While digital banking in India offers numerous benefits, it also comes with certain risks and disadvantages. Here are some of the disadvantages of digital banking that must be considered:

  • Cybersecurity Threats: The increasing use of digital channels exposes customers to cyberattacks, such as phishing, malware, and data breaches. 
  • Fraudulent Activities: The use of digital banking can also be vulnerable to fraud, including unauthorised transactions, identity theft, and account hacking. Customers may suffer financial losses if they fall victim to scams.
  • Technical Glitches: Technical issues, system outages, or maintenance downtime can disrupt digital banking services, causing inconvenience to customers and affecting their access to online transactions or fund transfers.
  • Regulatory Challenges: The regulatory environment for digital banking is evolving, and changes in regulations can impact the services and protections available to customers.
  • Privacy Concerns: Customers may have concerns about how their personal and financial data is collected, used, and shared by digital banks and third-party service providers.
  • Account Lockout: Account lockouts due to forgotten passwords or security measures can result in temporary loss of access to digital banking services and online transactions.

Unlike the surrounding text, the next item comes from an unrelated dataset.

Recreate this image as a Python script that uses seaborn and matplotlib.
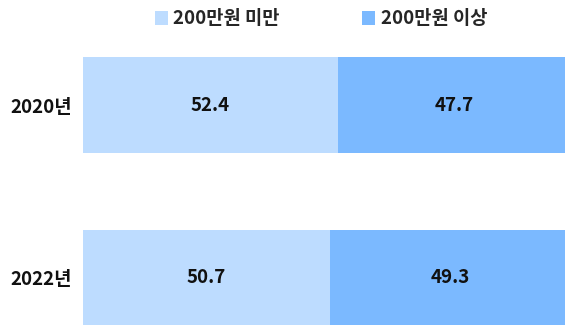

Both customers and financial institutions must prioritise cybersecurity and adopt best practices for safe online banking.

Difference between Digital Banking and Online Banking

The terms digital banking and online banking might sound similar, but they are different in terms of services and accessibility. Here are some of the key differences between online banking and digital banking:

Digital Banking v/s Online Banking

Digital Banking

Online Banking

It is a broader range of financial and banking services beyond the traditional online banking methods. 

It is a part of digital banking, which primarily refers to using the Internet to access your bank accounts or perform various transactions.

It can be accessed on computers through the bank’s website and even through mobile banking applications.

It can generally be accessed only through the bank’s online website. 

It includes mobile banking apps, peer-to-peer payments, digital wallets, investment platforms, etc.

It includes services like checking account balances, fund transfers, paying bills, viewing transaction history, etc.